__Provided material__:

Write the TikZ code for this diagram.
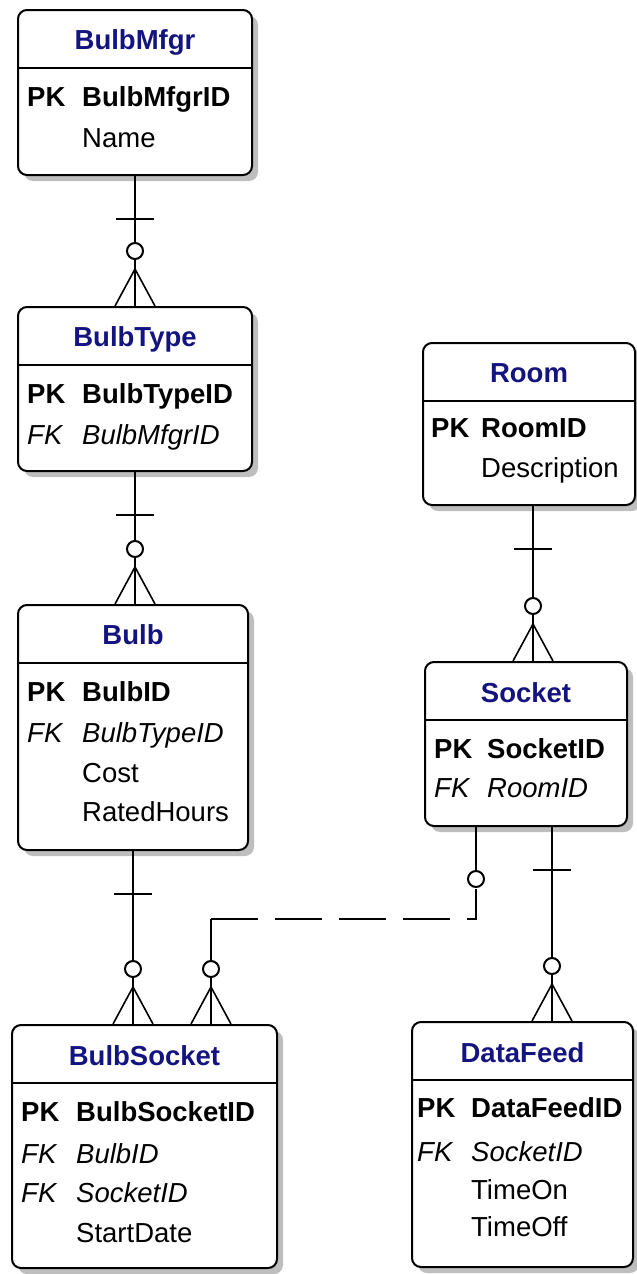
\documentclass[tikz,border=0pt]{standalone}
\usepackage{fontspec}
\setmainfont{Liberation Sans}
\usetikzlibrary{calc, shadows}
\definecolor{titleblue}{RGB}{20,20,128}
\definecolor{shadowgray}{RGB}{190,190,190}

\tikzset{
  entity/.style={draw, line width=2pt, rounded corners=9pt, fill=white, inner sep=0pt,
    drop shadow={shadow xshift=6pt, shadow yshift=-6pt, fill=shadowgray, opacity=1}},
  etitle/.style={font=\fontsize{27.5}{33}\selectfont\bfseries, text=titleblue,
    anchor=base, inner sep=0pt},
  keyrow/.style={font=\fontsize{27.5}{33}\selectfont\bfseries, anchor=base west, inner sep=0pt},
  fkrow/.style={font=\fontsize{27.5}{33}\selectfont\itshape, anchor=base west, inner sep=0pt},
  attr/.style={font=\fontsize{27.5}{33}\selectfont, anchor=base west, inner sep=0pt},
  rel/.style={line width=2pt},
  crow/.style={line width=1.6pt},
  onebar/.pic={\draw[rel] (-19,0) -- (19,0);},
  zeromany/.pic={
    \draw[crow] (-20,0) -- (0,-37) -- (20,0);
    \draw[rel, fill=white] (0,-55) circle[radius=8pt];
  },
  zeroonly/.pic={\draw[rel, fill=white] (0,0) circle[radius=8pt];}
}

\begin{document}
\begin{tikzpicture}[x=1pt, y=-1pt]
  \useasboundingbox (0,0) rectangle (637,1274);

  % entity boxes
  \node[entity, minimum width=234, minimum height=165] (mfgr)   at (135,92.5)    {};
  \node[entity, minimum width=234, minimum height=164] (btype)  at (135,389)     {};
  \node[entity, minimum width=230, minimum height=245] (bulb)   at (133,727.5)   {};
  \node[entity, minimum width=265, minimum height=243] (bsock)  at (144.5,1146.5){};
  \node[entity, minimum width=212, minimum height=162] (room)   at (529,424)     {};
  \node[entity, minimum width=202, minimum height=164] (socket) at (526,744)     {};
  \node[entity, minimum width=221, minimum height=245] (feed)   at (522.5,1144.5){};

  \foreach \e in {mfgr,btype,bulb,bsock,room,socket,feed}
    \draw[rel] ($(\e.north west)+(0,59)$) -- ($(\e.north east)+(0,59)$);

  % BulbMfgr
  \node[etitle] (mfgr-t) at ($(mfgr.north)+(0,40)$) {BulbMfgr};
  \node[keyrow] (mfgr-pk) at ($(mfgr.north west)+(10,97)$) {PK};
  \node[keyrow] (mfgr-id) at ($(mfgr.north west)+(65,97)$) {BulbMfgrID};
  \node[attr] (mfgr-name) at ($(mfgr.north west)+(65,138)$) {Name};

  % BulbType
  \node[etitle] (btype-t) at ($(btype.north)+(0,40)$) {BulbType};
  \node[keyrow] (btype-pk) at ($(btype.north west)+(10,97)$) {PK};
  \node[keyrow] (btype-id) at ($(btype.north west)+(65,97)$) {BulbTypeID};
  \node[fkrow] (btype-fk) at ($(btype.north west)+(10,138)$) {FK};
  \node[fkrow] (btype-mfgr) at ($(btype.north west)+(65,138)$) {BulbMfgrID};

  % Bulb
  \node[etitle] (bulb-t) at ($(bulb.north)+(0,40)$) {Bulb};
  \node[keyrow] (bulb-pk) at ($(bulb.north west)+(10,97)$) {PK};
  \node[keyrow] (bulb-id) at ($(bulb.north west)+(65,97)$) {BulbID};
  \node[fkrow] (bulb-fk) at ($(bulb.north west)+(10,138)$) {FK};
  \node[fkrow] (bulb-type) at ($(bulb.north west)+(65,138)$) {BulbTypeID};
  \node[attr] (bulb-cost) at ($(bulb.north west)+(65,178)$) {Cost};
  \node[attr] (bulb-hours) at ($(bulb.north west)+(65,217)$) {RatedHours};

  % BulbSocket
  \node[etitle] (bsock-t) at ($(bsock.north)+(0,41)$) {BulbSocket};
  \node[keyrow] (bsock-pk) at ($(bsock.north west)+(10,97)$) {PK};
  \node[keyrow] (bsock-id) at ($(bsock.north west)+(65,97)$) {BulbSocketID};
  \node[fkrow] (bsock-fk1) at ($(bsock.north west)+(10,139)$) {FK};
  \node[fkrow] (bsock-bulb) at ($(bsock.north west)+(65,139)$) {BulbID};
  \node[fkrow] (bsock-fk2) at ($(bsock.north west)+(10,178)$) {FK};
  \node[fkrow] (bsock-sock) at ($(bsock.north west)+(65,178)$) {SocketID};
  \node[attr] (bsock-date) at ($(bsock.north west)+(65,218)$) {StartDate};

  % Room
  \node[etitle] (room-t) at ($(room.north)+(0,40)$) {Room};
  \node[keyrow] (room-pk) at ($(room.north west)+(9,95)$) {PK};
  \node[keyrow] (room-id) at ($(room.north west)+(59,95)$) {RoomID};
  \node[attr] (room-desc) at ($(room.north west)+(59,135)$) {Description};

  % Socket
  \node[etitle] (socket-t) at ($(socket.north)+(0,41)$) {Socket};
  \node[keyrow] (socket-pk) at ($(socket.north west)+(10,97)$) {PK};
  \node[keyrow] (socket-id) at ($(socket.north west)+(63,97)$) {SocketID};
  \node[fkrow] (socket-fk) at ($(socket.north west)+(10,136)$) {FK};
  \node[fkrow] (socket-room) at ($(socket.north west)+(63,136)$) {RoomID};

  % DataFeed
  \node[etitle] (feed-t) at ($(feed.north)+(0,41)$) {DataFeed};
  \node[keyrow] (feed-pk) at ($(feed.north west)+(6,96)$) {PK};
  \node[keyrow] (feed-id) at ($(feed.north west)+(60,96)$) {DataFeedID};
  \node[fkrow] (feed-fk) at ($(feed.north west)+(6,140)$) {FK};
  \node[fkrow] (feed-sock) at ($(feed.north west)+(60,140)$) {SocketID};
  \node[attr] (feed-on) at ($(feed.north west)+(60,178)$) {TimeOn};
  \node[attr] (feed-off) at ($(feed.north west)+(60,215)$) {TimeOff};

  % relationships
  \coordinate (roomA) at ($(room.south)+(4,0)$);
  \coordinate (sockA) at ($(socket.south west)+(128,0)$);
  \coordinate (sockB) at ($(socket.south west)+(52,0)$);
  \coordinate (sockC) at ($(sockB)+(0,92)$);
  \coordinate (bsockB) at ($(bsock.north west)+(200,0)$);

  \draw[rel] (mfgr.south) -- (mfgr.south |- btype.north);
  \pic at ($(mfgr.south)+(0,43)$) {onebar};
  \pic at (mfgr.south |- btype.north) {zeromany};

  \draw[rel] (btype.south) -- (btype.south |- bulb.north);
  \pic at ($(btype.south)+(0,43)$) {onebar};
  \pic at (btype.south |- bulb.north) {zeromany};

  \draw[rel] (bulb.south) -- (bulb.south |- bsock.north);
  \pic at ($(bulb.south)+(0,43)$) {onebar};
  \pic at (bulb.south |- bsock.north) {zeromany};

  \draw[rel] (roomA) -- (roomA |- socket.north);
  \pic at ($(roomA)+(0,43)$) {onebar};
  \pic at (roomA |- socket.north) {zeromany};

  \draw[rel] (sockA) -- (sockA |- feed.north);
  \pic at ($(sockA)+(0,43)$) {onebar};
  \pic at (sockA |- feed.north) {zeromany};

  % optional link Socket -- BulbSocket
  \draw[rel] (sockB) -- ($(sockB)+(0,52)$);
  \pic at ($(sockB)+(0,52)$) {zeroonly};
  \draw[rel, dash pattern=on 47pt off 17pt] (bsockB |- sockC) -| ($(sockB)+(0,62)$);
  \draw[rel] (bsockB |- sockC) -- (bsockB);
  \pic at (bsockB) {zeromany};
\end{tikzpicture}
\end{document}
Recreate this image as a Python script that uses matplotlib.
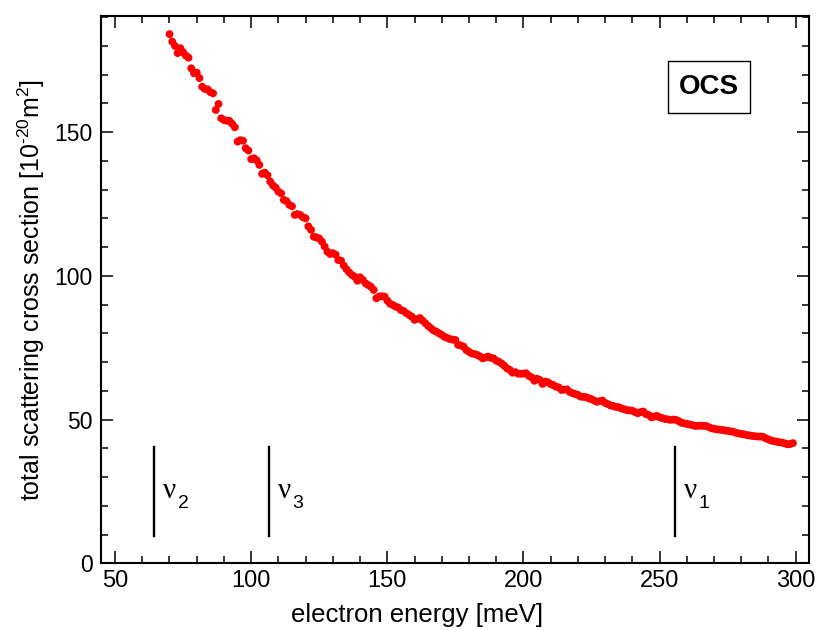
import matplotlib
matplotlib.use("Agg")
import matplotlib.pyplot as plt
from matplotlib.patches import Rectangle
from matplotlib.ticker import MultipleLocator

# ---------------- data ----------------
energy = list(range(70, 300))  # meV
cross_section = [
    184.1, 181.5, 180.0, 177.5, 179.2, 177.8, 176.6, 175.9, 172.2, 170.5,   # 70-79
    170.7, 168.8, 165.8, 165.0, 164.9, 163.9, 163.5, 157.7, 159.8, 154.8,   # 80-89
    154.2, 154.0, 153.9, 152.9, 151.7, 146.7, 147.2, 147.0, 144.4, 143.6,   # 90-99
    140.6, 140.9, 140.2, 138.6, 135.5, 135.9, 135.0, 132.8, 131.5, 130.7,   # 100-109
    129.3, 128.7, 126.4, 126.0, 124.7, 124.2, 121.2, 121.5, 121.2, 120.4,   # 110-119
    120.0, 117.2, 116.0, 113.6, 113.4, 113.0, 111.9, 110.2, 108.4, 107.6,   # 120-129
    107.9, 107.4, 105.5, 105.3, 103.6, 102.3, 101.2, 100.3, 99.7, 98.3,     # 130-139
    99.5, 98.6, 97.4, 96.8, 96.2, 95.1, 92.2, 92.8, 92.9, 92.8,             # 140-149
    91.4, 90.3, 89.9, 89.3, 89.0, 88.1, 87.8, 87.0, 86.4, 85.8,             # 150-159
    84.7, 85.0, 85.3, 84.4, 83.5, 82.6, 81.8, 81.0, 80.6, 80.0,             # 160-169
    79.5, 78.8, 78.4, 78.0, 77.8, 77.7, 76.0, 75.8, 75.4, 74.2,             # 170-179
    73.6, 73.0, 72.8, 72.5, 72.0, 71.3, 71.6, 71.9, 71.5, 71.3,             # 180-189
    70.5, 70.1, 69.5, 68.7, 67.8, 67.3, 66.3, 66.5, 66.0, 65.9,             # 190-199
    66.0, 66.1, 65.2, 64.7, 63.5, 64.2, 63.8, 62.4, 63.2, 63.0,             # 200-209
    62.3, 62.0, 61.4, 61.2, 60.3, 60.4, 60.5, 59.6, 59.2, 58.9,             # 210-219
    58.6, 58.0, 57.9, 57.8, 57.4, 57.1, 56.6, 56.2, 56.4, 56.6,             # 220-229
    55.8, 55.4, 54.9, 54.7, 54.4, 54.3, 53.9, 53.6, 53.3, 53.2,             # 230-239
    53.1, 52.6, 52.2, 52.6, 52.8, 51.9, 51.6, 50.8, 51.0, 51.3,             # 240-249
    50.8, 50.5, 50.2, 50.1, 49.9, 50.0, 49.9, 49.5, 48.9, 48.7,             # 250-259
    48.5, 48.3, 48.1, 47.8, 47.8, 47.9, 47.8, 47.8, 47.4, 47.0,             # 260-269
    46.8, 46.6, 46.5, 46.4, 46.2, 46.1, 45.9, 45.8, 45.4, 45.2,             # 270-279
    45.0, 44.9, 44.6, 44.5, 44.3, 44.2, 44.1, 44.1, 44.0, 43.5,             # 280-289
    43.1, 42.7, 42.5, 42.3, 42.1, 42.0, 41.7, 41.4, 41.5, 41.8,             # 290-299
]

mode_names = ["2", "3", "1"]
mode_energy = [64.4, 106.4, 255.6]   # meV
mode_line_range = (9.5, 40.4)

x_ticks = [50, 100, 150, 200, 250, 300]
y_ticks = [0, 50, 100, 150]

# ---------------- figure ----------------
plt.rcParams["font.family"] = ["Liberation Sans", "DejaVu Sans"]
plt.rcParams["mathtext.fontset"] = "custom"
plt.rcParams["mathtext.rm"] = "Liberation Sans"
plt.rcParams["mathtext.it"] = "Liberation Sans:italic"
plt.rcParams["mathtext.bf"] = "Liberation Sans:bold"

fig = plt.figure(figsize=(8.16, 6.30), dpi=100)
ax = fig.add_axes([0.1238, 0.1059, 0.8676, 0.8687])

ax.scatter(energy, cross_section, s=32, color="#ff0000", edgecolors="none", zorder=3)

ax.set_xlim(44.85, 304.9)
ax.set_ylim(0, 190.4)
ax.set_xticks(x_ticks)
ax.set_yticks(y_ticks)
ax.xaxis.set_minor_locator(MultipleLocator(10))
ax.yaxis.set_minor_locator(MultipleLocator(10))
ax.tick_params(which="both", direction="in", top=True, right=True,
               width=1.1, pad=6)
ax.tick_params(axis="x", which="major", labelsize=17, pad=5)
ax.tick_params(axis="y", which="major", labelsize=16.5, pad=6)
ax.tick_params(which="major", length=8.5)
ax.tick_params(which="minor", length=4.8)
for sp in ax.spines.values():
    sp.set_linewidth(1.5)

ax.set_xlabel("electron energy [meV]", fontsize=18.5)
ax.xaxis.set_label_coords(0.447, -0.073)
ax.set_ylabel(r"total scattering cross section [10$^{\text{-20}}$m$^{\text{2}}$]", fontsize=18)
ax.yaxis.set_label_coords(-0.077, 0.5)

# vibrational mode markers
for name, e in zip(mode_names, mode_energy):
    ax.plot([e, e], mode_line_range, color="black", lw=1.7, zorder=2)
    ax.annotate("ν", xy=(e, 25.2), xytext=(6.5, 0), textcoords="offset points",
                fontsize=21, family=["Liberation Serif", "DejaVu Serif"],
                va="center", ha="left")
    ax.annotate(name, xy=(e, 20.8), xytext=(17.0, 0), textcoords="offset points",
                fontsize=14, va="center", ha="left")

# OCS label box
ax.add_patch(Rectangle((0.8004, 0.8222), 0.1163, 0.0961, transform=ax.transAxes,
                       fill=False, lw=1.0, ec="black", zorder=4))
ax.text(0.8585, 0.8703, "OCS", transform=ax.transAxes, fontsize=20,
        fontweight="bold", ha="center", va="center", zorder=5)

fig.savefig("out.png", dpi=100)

__Exercise task__: Pictures are not part of the copy. Reproduce the lines from the one containing "Recreate this image" through the one containing "from matplotlib.ticker import MultipleLocator", exactly and nothing more.

__Answer to this exercise__:
Recreate this image as a Python script that uses matplotlib.
import matplotlib
matplotlib.use("Agg")
import matplotlib.pyplot as plt
from matplotlib.patches import Rectangle
from matplotlib.ticker import MultipleLocator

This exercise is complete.